- WRITTEN REQUEST: From the entries below, gather every line containing the string "chart".

- DATASET EXTRACT:
* * *

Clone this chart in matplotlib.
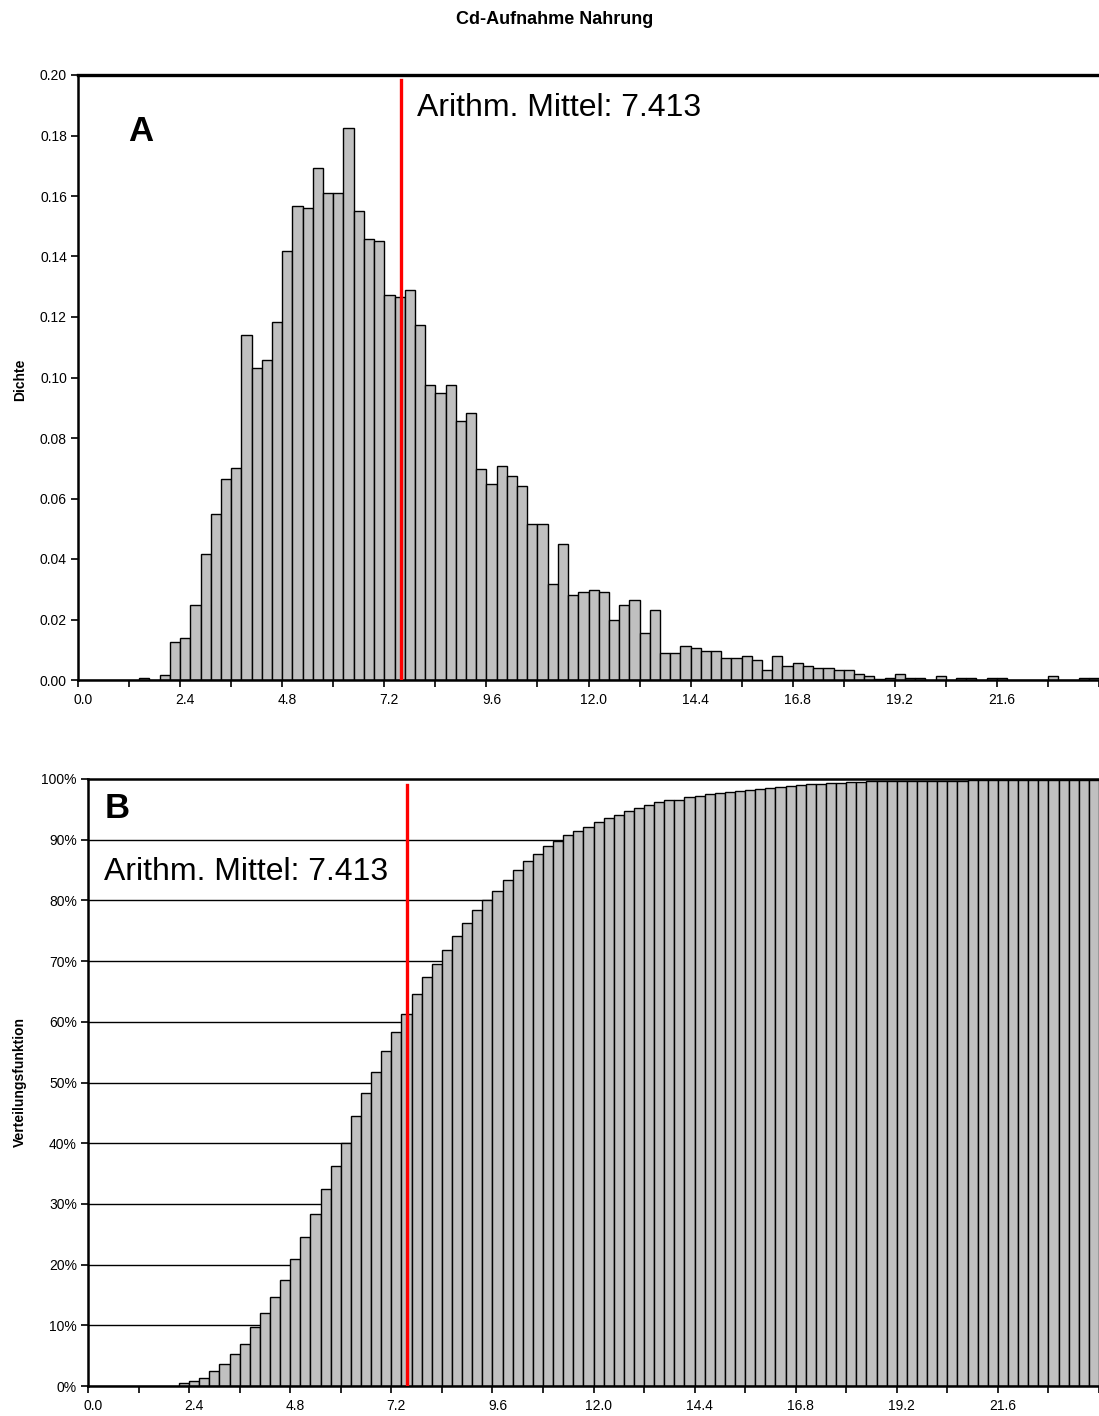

* * *

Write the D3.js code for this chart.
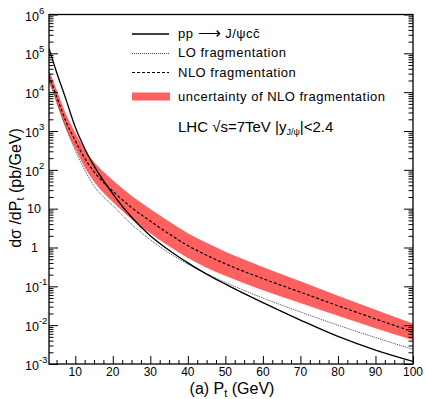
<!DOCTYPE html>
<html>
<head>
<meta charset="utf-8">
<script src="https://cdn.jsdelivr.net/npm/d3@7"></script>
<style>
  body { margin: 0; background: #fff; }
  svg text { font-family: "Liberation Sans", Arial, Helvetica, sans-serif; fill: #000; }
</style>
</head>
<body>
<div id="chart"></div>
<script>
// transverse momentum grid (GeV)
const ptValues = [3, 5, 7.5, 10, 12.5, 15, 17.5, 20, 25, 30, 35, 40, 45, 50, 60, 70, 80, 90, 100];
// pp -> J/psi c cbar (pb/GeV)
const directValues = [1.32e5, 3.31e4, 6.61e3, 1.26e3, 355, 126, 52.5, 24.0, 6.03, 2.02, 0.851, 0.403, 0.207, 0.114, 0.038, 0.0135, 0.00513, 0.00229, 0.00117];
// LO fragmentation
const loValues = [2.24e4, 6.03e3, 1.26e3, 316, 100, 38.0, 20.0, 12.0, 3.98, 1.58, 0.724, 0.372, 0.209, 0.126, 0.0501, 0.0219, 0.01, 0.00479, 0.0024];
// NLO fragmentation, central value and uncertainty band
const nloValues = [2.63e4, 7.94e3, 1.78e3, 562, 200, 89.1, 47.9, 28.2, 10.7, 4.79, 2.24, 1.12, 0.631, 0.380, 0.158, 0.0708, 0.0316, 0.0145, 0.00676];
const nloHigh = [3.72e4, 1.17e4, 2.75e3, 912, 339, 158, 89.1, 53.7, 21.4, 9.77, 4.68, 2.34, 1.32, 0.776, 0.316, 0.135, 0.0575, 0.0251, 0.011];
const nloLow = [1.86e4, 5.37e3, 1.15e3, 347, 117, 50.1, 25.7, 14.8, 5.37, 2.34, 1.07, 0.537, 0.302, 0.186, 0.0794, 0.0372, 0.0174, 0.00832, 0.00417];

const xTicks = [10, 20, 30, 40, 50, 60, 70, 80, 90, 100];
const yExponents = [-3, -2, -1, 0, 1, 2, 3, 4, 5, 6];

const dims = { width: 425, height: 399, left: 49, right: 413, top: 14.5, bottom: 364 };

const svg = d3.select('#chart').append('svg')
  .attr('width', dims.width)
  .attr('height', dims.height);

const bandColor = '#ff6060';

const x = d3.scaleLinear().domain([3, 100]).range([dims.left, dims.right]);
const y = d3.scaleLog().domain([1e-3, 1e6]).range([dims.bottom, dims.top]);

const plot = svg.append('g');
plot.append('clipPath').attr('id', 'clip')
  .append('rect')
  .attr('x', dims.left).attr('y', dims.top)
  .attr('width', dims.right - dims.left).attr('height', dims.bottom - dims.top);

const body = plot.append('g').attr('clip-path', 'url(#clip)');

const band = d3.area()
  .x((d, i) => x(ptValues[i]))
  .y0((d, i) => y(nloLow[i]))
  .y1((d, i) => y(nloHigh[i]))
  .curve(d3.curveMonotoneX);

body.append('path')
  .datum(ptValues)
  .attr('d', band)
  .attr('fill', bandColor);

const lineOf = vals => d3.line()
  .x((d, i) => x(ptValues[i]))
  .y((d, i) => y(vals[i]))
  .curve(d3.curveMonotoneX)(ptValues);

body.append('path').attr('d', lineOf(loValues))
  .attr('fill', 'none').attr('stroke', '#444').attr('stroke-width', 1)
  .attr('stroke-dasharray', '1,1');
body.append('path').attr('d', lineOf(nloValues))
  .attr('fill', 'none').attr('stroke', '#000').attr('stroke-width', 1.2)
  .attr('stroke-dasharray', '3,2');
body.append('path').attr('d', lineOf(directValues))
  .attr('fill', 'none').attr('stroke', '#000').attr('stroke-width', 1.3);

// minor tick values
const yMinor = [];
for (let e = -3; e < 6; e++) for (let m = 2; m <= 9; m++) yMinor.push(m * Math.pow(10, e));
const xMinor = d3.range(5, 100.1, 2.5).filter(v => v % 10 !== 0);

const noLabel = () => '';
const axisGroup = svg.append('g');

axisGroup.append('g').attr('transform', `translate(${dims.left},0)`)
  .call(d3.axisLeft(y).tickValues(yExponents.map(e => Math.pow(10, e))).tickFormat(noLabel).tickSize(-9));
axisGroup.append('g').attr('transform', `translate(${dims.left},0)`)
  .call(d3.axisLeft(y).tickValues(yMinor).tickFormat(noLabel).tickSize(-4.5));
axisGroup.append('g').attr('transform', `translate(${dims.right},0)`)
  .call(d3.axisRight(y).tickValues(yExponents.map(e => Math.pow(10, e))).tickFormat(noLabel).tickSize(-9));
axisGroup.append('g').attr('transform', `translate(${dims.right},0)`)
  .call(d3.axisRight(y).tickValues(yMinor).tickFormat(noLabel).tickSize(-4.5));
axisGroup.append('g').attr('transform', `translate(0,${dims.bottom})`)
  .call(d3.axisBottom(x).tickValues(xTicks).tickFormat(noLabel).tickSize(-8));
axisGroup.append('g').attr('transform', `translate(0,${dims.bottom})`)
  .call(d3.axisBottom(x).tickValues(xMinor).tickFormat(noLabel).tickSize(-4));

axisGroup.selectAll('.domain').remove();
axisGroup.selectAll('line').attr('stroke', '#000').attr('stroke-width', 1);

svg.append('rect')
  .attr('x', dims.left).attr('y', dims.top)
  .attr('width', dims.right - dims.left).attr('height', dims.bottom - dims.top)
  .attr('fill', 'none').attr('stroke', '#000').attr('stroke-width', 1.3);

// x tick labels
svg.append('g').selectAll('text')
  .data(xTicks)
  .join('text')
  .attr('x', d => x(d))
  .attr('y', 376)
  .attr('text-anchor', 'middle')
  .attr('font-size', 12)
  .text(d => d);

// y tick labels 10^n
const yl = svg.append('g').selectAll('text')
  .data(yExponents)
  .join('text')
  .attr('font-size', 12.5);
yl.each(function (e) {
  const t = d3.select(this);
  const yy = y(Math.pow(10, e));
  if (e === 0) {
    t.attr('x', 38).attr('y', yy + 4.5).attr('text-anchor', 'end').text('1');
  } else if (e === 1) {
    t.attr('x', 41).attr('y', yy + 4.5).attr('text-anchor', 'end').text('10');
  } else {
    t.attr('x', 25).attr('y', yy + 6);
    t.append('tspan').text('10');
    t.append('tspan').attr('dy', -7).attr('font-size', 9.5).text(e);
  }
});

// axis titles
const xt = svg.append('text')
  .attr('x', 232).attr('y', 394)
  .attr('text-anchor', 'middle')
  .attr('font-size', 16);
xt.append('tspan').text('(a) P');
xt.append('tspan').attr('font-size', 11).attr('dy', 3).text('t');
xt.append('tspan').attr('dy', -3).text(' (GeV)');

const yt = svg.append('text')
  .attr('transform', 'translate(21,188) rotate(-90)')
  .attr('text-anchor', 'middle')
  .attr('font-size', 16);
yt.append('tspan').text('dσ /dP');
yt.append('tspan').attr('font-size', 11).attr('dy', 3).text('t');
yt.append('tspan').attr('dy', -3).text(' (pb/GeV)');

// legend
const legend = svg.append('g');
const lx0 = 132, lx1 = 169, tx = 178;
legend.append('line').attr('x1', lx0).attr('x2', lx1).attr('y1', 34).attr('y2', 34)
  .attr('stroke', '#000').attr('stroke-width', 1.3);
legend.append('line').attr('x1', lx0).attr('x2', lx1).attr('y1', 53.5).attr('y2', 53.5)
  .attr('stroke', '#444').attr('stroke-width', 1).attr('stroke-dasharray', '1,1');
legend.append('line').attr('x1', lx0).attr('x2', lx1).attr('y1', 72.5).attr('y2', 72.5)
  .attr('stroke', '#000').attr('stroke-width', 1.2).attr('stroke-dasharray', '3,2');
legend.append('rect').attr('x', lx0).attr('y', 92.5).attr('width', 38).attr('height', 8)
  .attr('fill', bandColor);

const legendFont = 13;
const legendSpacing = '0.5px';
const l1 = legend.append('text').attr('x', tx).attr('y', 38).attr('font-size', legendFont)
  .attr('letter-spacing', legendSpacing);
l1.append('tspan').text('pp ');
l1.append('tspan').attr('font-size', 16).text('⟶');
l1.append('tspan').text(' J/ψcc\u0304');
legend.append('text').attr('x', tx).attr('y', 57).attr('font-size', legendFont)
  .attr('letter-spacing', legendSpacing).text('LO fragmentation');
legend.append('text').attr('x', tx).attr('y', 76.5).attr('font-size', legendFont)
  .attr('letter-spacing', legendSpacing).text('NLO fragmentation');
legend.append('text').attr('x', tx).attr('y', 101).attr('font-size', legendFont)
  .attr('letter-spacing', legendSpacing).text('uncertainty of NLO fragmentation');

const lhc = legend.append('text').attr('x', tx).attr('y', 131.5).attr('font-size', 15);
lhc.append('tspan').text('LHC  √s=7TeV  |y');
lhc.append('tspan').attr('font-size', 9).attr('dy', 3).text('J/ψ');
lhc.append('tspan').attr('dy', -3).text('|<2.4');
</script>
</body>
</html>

* * *

- SOLVED PROBLEM:
Clone this chart in matplotlib.
Write the D3.js code for this chart.
<div id="chart"></div>
const svg = d3.select('#chart').append('svg')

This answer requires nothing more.